Necrotizing vasculitis is a rare condition that involves inflammation of the walls of the blood vessels.
Vasculitis - necrotizing
Necrotizing vasculitis may occur in rheumatoid arthritis and is commonly seen with systemic lupus erythematosus, polyarteritis nodosa, and scleroderma.
It is very rare in children.
The cause of the inflammation is unknown, but is likely related to autoimmune factors. The tissues become necrotic (dead). The wall of the vessel may scar and thicken. The vessel may close, interrupting blood flow to the tissues supplied by that blood vessel. The lack of blood flow will cause death of the tissues.
Necrotizing vasculitis may affect any blood vessel in the body.
- Skin lesions
- Papule (small, solid, and raised lesion)
- Red or purple colored
- Located on the legs, hands, or other parts of the body
- Fingers that change color (blue fingers or toes)

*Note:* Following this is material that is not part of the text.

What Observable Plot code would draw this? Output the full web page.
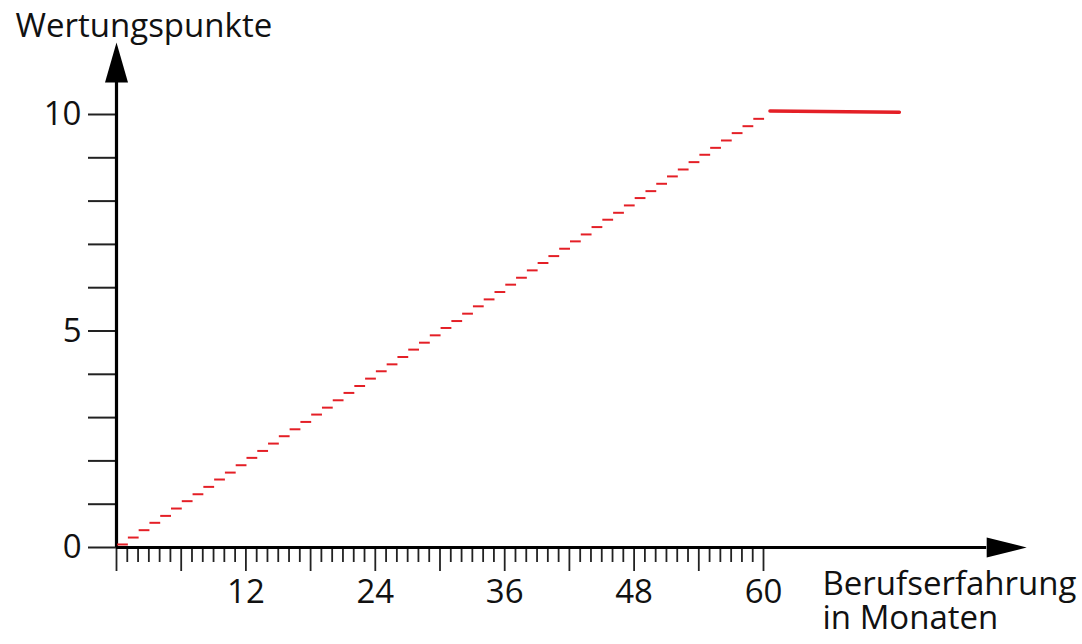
<!DOCTYPE html>
<html>
<head>
<meta charset="utf-8">
<script src="https://cdn.jsdelivr.net/npm/d3@7"></script>
<script src="https://cdn.jsdelivr.net/npm/@observablehq/plot@0.6"></script>
<style>
  html, body { margin: 0; padding: 0; background: #fff; }
  #chart { width: 1082px; height: 644px; }
</style>
</head>
<body>
<div id="chart"></div>
<script>
// Step dashes: one per month (0..59), value in points
const months = d3.range(0, 60);
const points = [
  0.07, 0.23, 0.40, 0.57, 0.73, 0.90, 1.07, 1.23, 1.40, 1.57, 1.73, 1.90,
  2.07, 2.23, 2.40, 2.57, 2.73, 2.90, 3.07, 3.23, 3.40, 3.57, 3.73, 3.90,
  4.07, 4.23, 4.40, 4.57, 4.73, 4.90, 5.07, 5.23, 5.40, 5.57, 5.73, 5.90,
  6.07, 6.23, 6.40, 6.57, 6.73, 6.90, 7.07, 7.23, 7.40, 7.57, 7.73, 7.90,
  8.07, 8.23, 8.40, 8.57, 8.73, 8.90, 9.07, 9.23, 9.40, 9.57, 9.73, 9.90
];
// Plateau after 60 months
const plateauX = [60.6, 72.6];
const plateauY = [10.08, 10.05];

const yTicks = d3.range(0, 11);
const yLabels = [0, 5, 10];
const xMinorTicks = d3.range(1, 61).filter(m => m % 6 !== 0);
const xMajorTicks = d3.range(0, 61, 6);
const xLabels = [12, 24, 36, 48, 60];

// Axis extents (data units)
const yArrowAt = 10.74;
const xArrowAt = 80.7;

const dashes = months.map((m, i) => ({month: m, value: points[i]}));
const plateau = plateauX.map((x, i) => ({x, y: plateauY[i]}));

const arrowUp = {draw(ctx) { ctx.moveTo(0, -40); ctx.lineTo(11.5, 0); ctx.lineTo(-11.5, 0); ctx.closePath(); }};
const arrowRight = {draw(ctx) { ctx.moveTo(40, 0); ctx.lineTo(0, -10); ctx.lineTo(0, 10); ctx.closePath(); }};

const FONT = "Open Sans";
const red = "#e41f26";

const chart = Plot.plot({
  width: 1082,
  height: 644,
  marginTop: 114, marginRight: 319, marginBottom: 97, marginLeft: 116,
  style: {fontFamily: FONT, background: "white", color: "#111", overflow: "visible"},
  x: {domain: [0, 60]},
  y: {domain: [0, 10]},
  marks: [
    // y ticks
    Plot.axisY({ticks: yTicks, tickSize: 28, tickPadding: 7, strokeWidth: 2, stroke: "#222", label: null,
      tickFormat: d => yLabels.includes(d) ? String(d) : "", fontSize: 33, fill: "#111"}),
    // x minor ticks
    Plot.axisX({ticks: xMinorTicks, tickSize: 15, strokeWidth: 1.8, stroke: "#222", label: null, tickFormat: () => ""}),
    // x major ticks with labels
    Plot.axisX({ticks: xMajorTicks, tickSize: 24, tickPadding: 8, strokeWidth: 1.8, stroke: "#222", label: null,
      tickFormat: d => xLabels.includes(d) ? String(d) : "", fontSize: 33, fill: "#111"}),
    // axes lines
    Plot.ruleX([0], {y1: 0, y2: yArrowAt, stroke: "black", strokeWidth: 3.2}),
    Plot.ruleY([0], {x1: 0, x2: xArrowAt, stroke: "black", strokeWidth: 3.2}),
    Plot.dot([{x: 0, y: yArrowAt}], {x: "x", y: "y", symbol: arrowUp, fill: "black", stroke: "none"}),
    Plot.dot([{x: xArrowAt, y: 0}], {x: "x", y: "y", symbol: arrowRight, fill: "black", stroke: "none"}),
    // step dashes
    Plot.ruleY(dashes, {y: "value", x1: d => d.month + 0.1, x2: d => d.month + 1.1, stroke: red, strokeWidth: 2}),
    // plateau
    Plot.line(plateau, {x: "x", y: "y", stroke: red, strokeWidth: 3.5}),
    // titles
    Plot.text(["Wertungspunkte"], {frameAnchor: "top-left", dx: -101, dy: -78, lineAnchor: "bottom", textAnchor: "start", fontSize: 33, fill: "#111"}),
    Plot.text(["Berufserfahrung"], {frameAnchor: "top-left", dx: 706, dy: 480, lineAnchor: "bottom", textAnchor: "start", fontSize: 33, fill: "#111"}),
    Plot.text(["in Monaten"], {frameAnchor: "top-left", dx: 706, dy: 514, lineAnchor: "bottom", textAnchor: "start", fontSize: 33, fill: "#111"})
  ]
});
document.getElementById("chart").appendChild(chart);
</script>
</body>
</html>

- Tissue death due to lack of oxygen
- Pain or tenderness in the area
- Skin redness
- Ulcers that do not heal
- Joint pain
- Abdominal pain
- Pain, numbness, tingling in an arm, leg, or other body area
- Changes or decrease in function of an arm, leg, or other body area
Additional symptoms that may be associated with this disease:
- Swallowing difficulty
- Speech impairment
- Leg pain
- Muscle contractions
- Muscle atrophy
- Movement difficulty
- Painful menstruation
- Hoarseness or changing voice
- Pupils that are different size
- Eyelid drooping
Note: Symptoms vary depending on the location of the affected vessels.
Exams and Tests
The doctor will perform a physical exam. A neurological examination may show signs of nerve damage.
Tests that may be done include:
- Biopsy of the muscle, organ, tissue or nerve biopsy
- Chest x-ray
- Sedimentation rate
- Hepatitis blood test
- Blood test for antibodies against neutrophils (ANCA antibodies)
Corticosteroids (given in low doses) or other drugs that suppress the immune system may reduce inflammation of the blood vessels.
The outcome varies with the location of the vasculitis and the severity of tissue damage.
- Permanent damage to the structure or function of the affected area
- Secondary infections of necrotic tissues
When to Contact a Medical Professional
Call your health care provider if symptoms of necrotizing vasculitis develop.
Emergency symptoms include weakness, swallowing difficulty, speech problems, changes in pupil size, and loss of function of an arm or leg or other body part.
There is no known way to prevent this disorder.